Cyber & IT Supervisory Forum - Additional Resources

GOVERN 4 Organizational teams are committed to a culture that considers and communicates AI risk. GOVERN 4.1 Organizational policies, and practices are in place to foster a critical thinking and safety-first mindset in the design, development, deployment, and uses of AI systems to minimize negative impacts. About A risk culture and accompanying practices can help organizations effectively triage the most critical risks. Organizations in some industries implement three (or more) “lines of defense,” where separate teams are held accountable for different aspects of the system lifecycle, such as development, risk management, and auditing.
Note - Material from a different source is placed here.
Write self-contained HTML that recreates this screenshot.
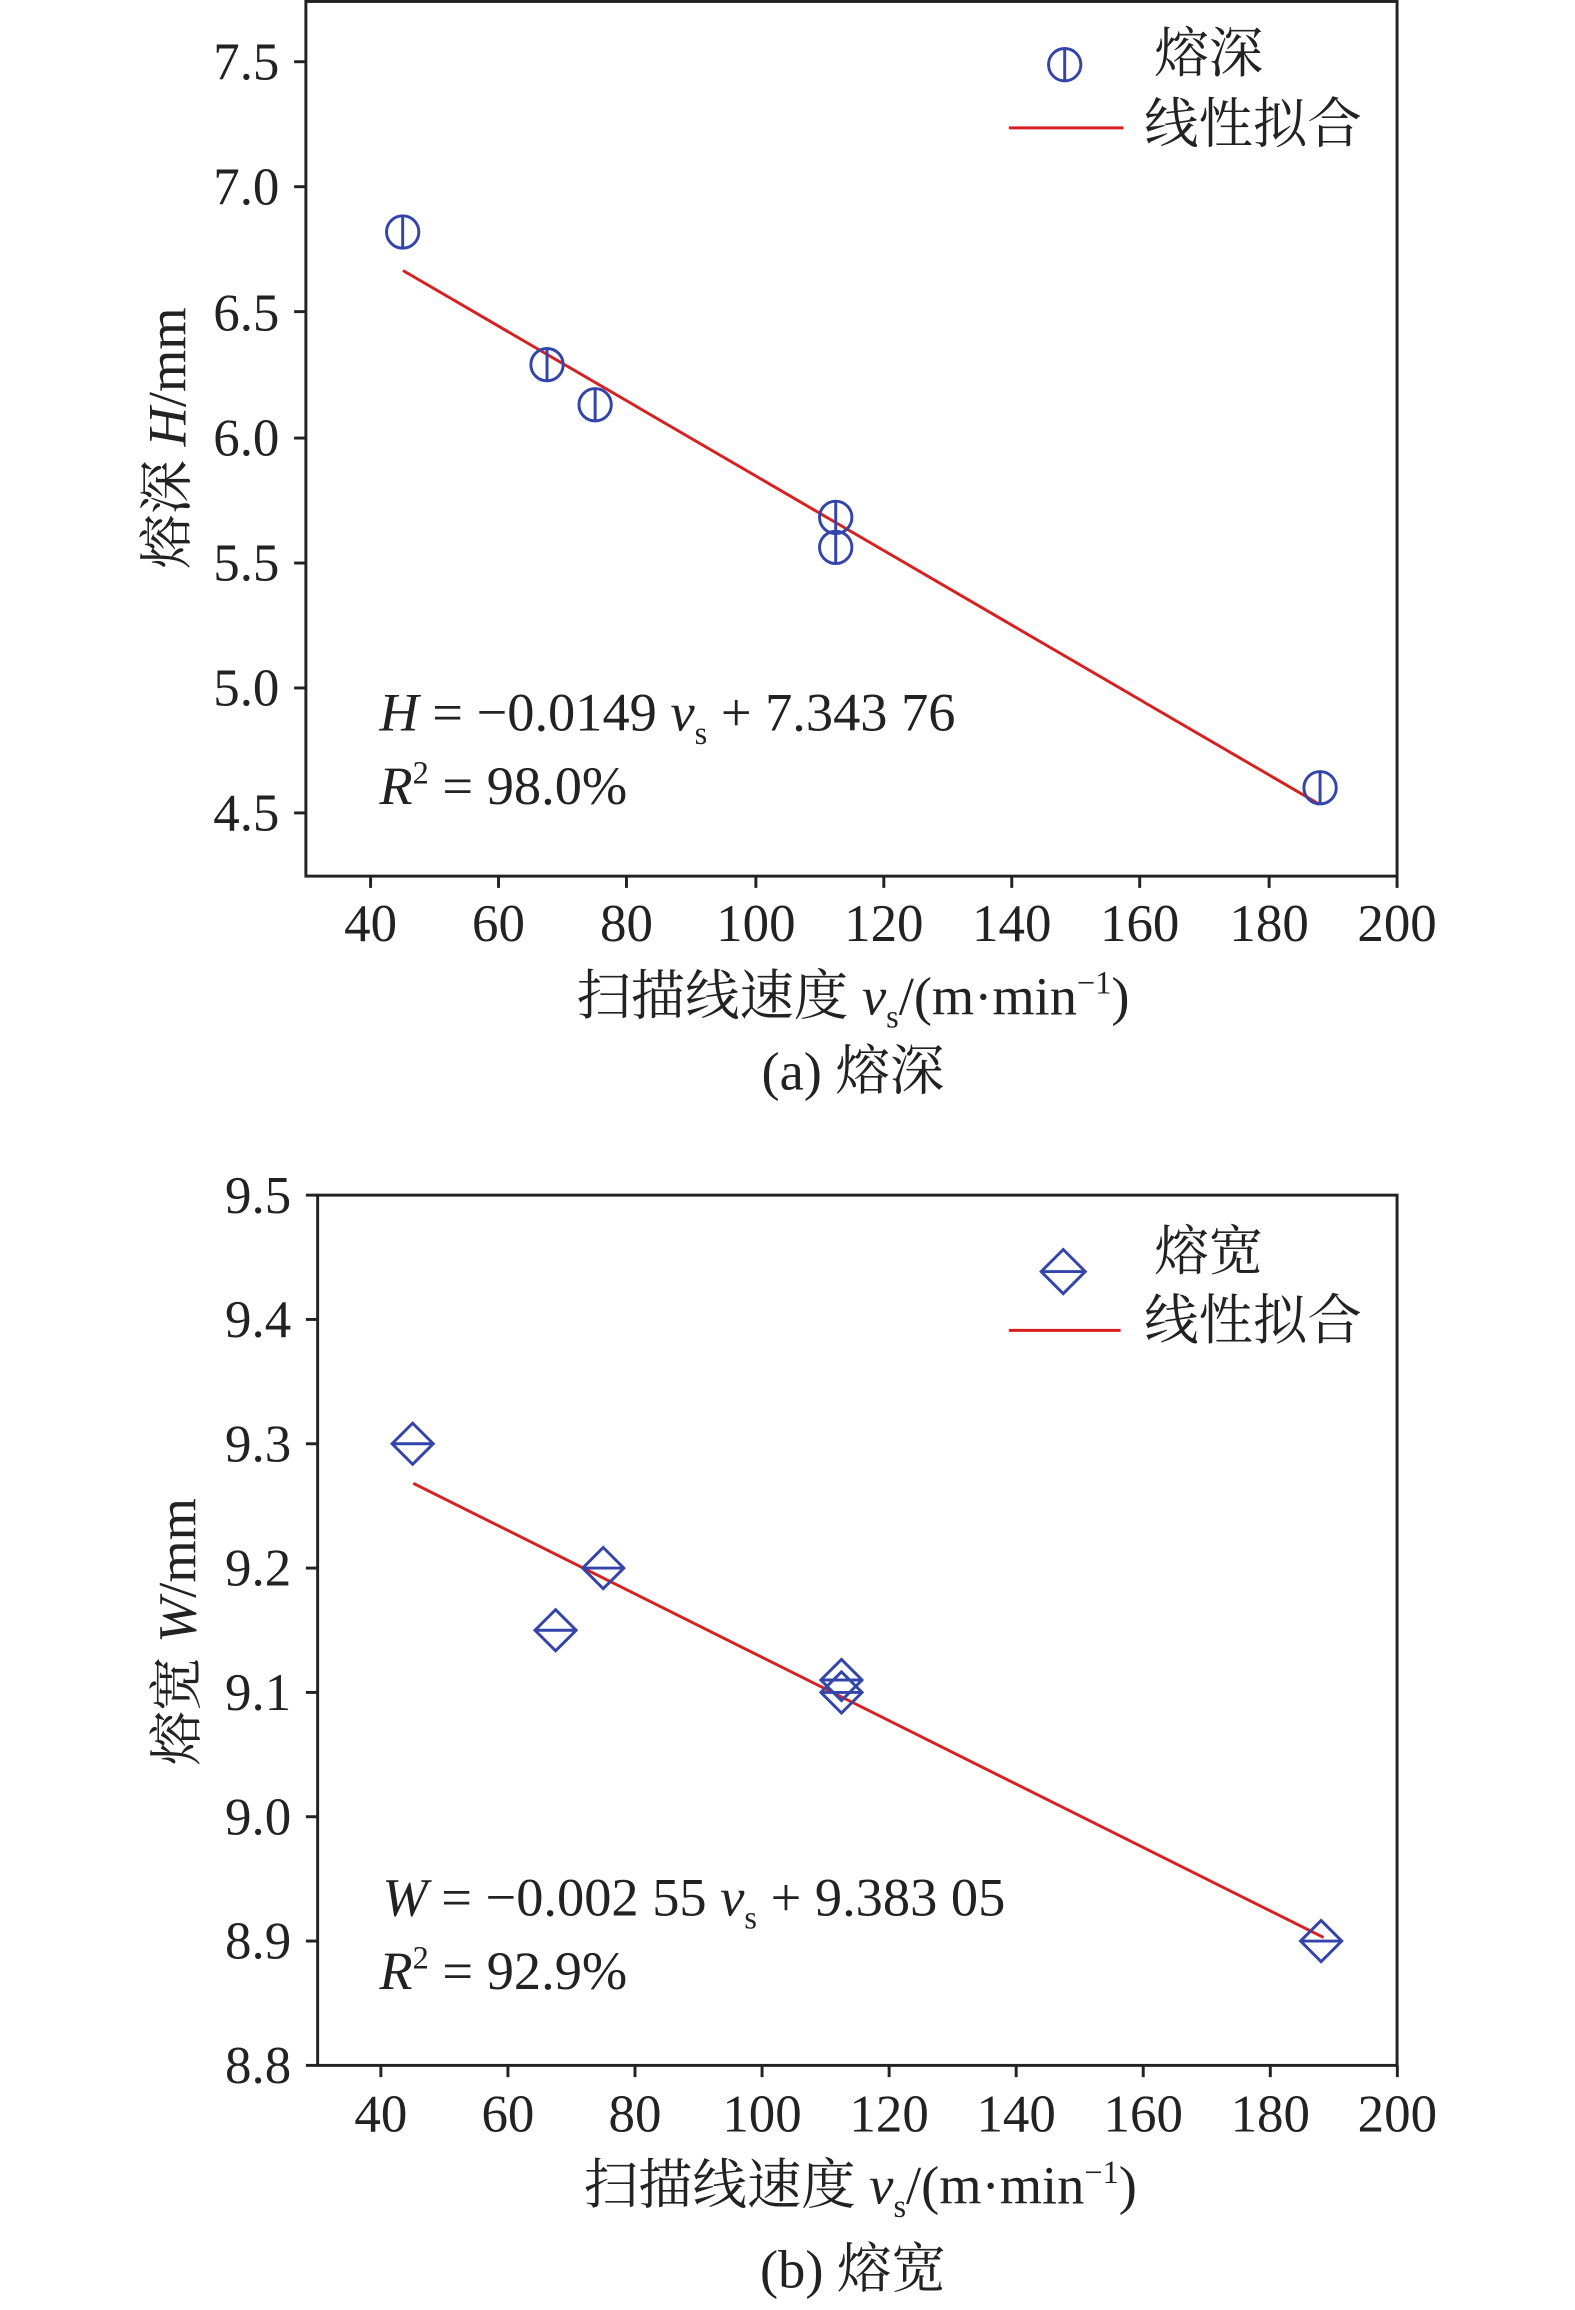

While a traditional three-lines approach may be impractical for smaller organizations, leadership can commit to cultivating a strong risk culture through other means. For example, “effective challenge,” is a culture- based practice that encourages critical thinking and questioning of important design and implementation decisions by experts with the authority and stature to make such changes. Red-teaming is another risk measurement and management approach. This practice consists of adversarial testing of AI systems under stress conditions to seek out failure modes or vulnerabilities in the system. Red teams are composed of external experts or personnel who are independent from internal AI actors. Suggested Actions Establish policies that require inclusion of oversight functions (legal, compliance, risk management) from the outset of the system design process.